President Biden on Thursday will announce initial steps his administration plans to take on firearm safety, along with the nomination of a prominent gun safety advocate to lead the Bureau of Alcohol, Tobacco, Firearms and Explosives. The moves, which were previewed Wednesday evening by a senior administration official, come after recent high-profile mass shootings put added pressure on Biden to act on gun violence.
Parts of Northern Ireland saw their sixth consecutive night of violence Wednesday as unionists and nationalists clashed with police and each other. Unrest first broke out last week amid rising tensions relating to Brexit and unionist anger over a decision by police not to prosecute leaders of the Irish nationalist party Sinn Fein for allegedly breaking coronavirus restrictions during the funeral of a former leading IRA figure.
The health of jailed Kremlin critic Alexei Navalny is deteriorating and he is beginning to lose sensation in his legs and hands, his lawyer says. Vadim Kobzev said Navalny, who has been sent to a penal colony for two and a half years, had been diagnosed with two spinal hernias.
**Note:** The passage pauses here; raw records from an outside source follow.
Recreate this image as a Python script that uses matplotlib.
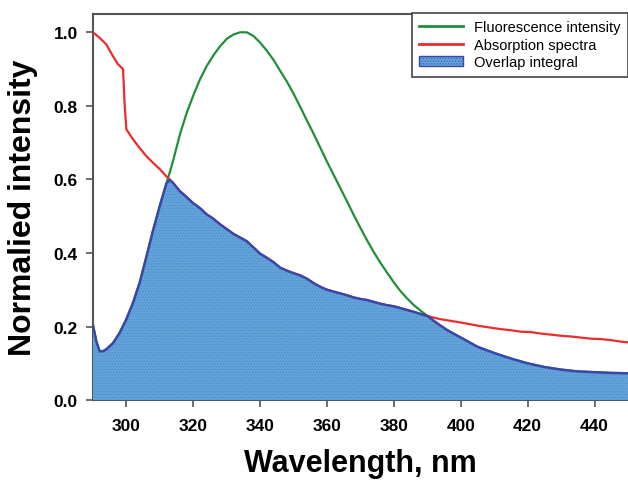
import numpy as np
import matplotlib
matplotlib.use("Agg")
import matplotlib.pyplot as plt
from matplotlib.patches import Patch
from matplotlib.lines import Line2D

plt.rcParams['font.family'] = ['Liberation Sans', 'DejaVu Sans']
plt.rcParams['hatch.linewidth'] = 0.4

# fluorescence emission (normalised)
fl_wl = [290, 291, 292, 293, 294, 296, 298, 300, 302, 304, 306, 308, 310, 312,
         313, 314, 316, 318, 320, 322, 324, 326, 328, 330, 332, 334, 336, 338,
         340, 342, 344, 346, 348, 350, 352, 354, 356, 358, 360, 362, 364, 366,
         368, 370, 372, 374, 376, 378, 380, 382, 384, 386, 388, 390, 392, 394,
         396, 398, 400, 405, 410, 415, 420, 425, 430, 435, 440, 445, 450]
fl_val = [0.204, 0.16, 0.133, 0.133, 0.138, 0.155, 0.183, 0.22, 0.265, 0.32,
          0.39, 0.462, 0.528, 0.59, 0.62, 0.652, 0.722, 0.78, 0.828, 0.872,
          0.908, 0.937, 0.962, 0.982, 0.994, 1.0, 1.0, 0.99, 0.972, 0.95,
          0.925, 0.895, 0.866, 0.833, 0.797, 0.76, 0.724, 0.686, 0.648, 0.612,
          0.576, 0.54, 0.503, 0.468, 0.434, 0.402, 0.373, 0.346, 0.32, 0.296,
          0.276, 0.258, 0.243, 0.229, 0.215, 0.202, 0.19, 0.18, 0.17, 0.145,
          0.128, 0.113, 0.10, 0.09, 0.083, 0.078, 0.076, 0.074, 0.073]

# absorption spectrum (normalised)
ab_wl = [290, 292, 294, 296, 297.5, 299, 299.5, 300, 302, 304, 306, 308, 310,
         312, 314, 316, 318, 320, 322, 324, 326, 328, 330, 332, 334, 336, 338,
         340, 342, 344, 346, 348, 350, 352, 354, 356, 358, 360, 362, 364, 366,
         368, 370, 372, 374, 376, 378, 380, 382, 384, 386, 388, 390, 392, 394,
         396, 398, 400, 403, 406, 409, 412, 415, 418, 421, 424, 427, 430, 433,
         436, 439, 442, 445, 448, 450]
ab_val = [1.0, 0.985, 0.967, 0.935, 0.913, 0.90, 0.80, 0.736, 0.709, 0.685,
          0.663, 0.645, 0.628, 0.608, 0.59, 0.568, 0.552, 0.535, 0.522, 0.505,
          0.493, 0.478, 0.465, 0.452, 0.442, 0.432, 0.415, 0.398, 0.387,
          0.375, 0.36, 0.352, 0.345, 0.339, 0.330, 0.318, 0.308, 0.300, 0.295,
          0.290, 0.285, 0.279, 0.275, 0.272, 0.267, 0.262, 0.258, 0.255, 0.250,
          0.245, 0.240, 0.234, 0.229, 0.224, 0.220, 0.217, 0.214, 0.211, 0.206,
          0.201, 0.197, 0.193, 0.190, 0.186, 0.185, 0.181, 0.178, 0.175, 0.173,
          0.170, 0.167, 0.166, 0.163, 0.159, 0.157]

x_ticks = [300, 320, 340, 360, 380, 400, 420, 440]
y_ticks = [0.0, 0.2, 0.4, 0.6, 0.8, 1.0]

green = '#1f8f3a'
red = '#ee2b2b'
fill_c = '#62a3da'
edge_c = '#3a46a8'

# overlap = pointwise minimum of the two curves
grid = np.union1d(fl_wl, ab_wl)
fl_g = np.interp(grid, fl_wl, fl_val)
ab_g = np.interp(grid, ab_wl, ab_val)
ov = np.minimum(fl_g, ab_g)

fig = plt.figure(figsize=(6.28, 4.81), dpi=100)
ax = fig.add_axes([0.148, 0.166, 0.852, 0.803])

ax.plot(fl_wl, fl_val, color=green, lw=1.6, zorder=3)
ax.plot(ab_wl, ab_val, color=red, lw=1.6, zorder=3)
ax.fill_between(grid, 0, ov, facecolor=fill_c, edgecolor='#4a86c4',
                hatch='......', lw=0, zorder=4)
ax.plot(grid, ov, color=edge_c, lw=1.8, zorder=5)

ax.set_xlim(290, 450)
ax.set_ylim(0, 1.05)
ax.set_xticks(x_ticks)
ax.set_yticks(y_ticks)
ax.set_yticklabels(['%.1f' % v for v in y_ticks])

for s in ['left', 'bottom', 'top']:
    ax.spines[s].set_color('#555555')
    ax.spines[s].set_linewidth(1.5)
ax.spines['right'].set_visible(False)
ax.tick_params(direction='out', length=5, width=1.2, color='#555555',
               labelsize=12.5, pad=6)
for lab in ax.get_xticklabels() + ax.get_yticklabels():
    lab.set_fontweight('bold')
ax.tick_params(axis='x', pad=8)

ax.set_xlabel('Wavelength, nm', fontsize=22, fontweight='bold', labelpad=11)
ax.set_ylabel('Normalied intensity', fontsize=23, fontweight='bold', labelpad=11)

handles = [Line2D([], [], color=green, lw=2),
           Line2D([], [], color=red, lw=2),
           Patch(facecolor=fill_c, edgecolor=edge_c, hatch='......', lw=1)]
leg = ax.legend(handles, ['Fluorescence intensity', 'Absorption spectra',
                          'Overlap integral'],
                loc='upper right', bbox_to_anchor=(1.0, 1.003),
                borderaxespad=0, fancybox=False, fontsize=10.5,
                handlelength=3.0, handletextpad=0.8, labelspacing=0.25,
                borderpad=0.5, framealpha=1)
leg.get_frame().set_edgecolor('#444444')
leg.get_frame().set_linewidth(1.2)
leg.set_zorder(10)

fig.savefig('out.png', dpi=100)
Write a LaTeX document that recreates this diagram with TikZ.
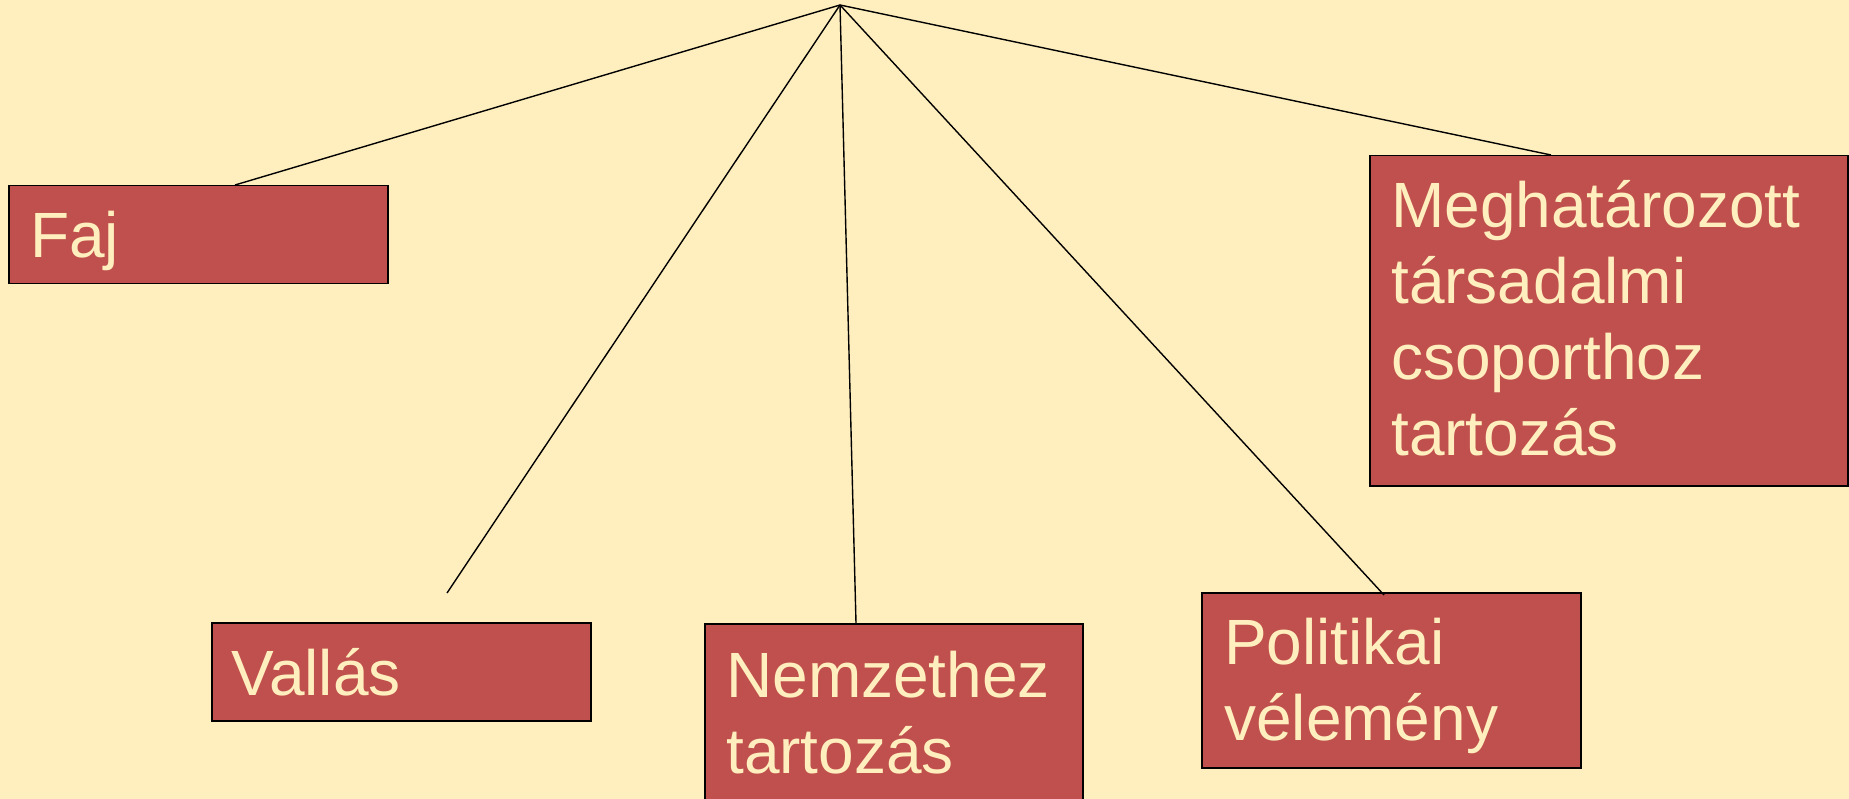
\documentclass[tikz,border=0pt]{standalone}
\usepackage{fontspec}
\setmainfont{Liberation Sans}
\definecolor{bgcream}{RGB}{255,239,191}
\definecolor{boxred}{RGB}{192,80,77}
\definecolor{txtcream}{RGB}{255,239,191}
\tikzset{
  catbox/.style={draw=black, line width=1.5pt, fill=boxred, anchor=north west, inner sep=0pt},
  cattext/.style={anchor=base west, inner sep=0pt, align=left, text=txtcream,
    font=\fontsize{64}{76}\selectfont},
  link/.style={draw=black, line width=1.4pt}
}
\begin{document}
\begin{tikzpicture}[x=1pt,y=-1pt]
\fill[bgcream] (0,0) rectangle (1849,799);
\useasboundingbox (0,0) rectangle (1849,799);
\coordinate (apex) at (840,5);
% boxes
\node[catbox, minimum width=379pt, minimum height=98pt] (faj) at (8,185) {};
\node[catbox, minimum width=379pt, minimum height=98pt] (vallas) at (211,622) {};
\node[catbox, minimum width=378pt, minimum height=200pt] (nemzet) at (704,623) {};
\node[catbox, minimum width=379pt, minimum height=175pt] (polit) at (1201,592) {};
\node[catbox, minimum width=478pt, minimum height=330pt] (megh) at (1369,155) {};
% texts (anchored at the baseline of their last line)
\node[cattext] (fajt) at (30,258) {Faj};
\node[cattext] (vallast) at (231,695) {Vallás};
\node[cattext] (nemzett) at (726,773) {Nemzethez\\tartozás};
\node[cattext] (politt) at (1224,740) {Politikai\\vélemény};
\node[cattext] (meght) at (1391,455) {Meghatározott\\társadalmi\\csoporthoz\\tartozás};
% connector ends
\coordinate (vallasend) at (447,593);
\coordinate (politend) at (1384,595);
\draw[link] (apex) -- (faj.north west -| 235,0);
\draw[link] (apex) -- (vallasend);
\draw[link] (apex) -- (nemzet.north west -| 856,0);
\draw[link] (apex) -- (politend);
\draw[link] (apex) -- (megh.north west -| 1551,0);
\end{tikzpicture}
\end{document}
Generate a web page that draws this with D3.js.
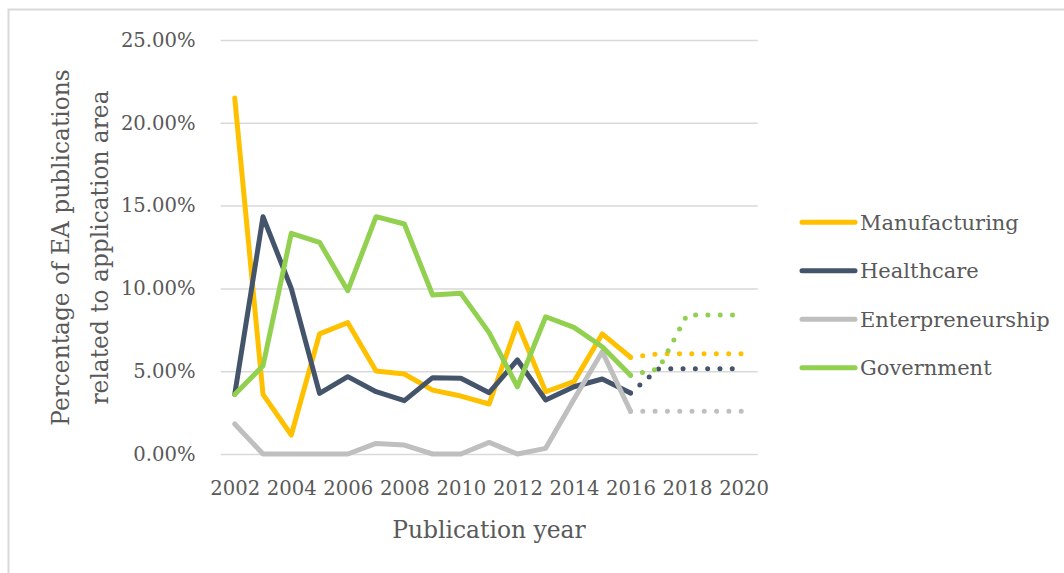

Last week, Navalny started a hunger strike to demand proper treatment for acute back and leg pain.
Emmanuel Macron is expected to officially announce on Thursday the closure of the École Nationale d’Administration, the elite French finishing school for the country’s leaders where he studied. Founded by Gen Charles de Gaulle in October 1945 with the idea of breaking the upper-class hold over France’s higher echelons, it has instead become a byword for an establishment elite that critics have accused it of encouraging groupthink.
The United States and Iraq said Wednesday that they have agreed on the eventual withdrawal of U.S. combat troops from Iraq. In a joint statement following a round of talks between U.S. and Iraqi officials, the two governments said the mission of U.S. forces was now focused on training Iraqi troops to fight the Islamic State terrorist group, also known as ISIS.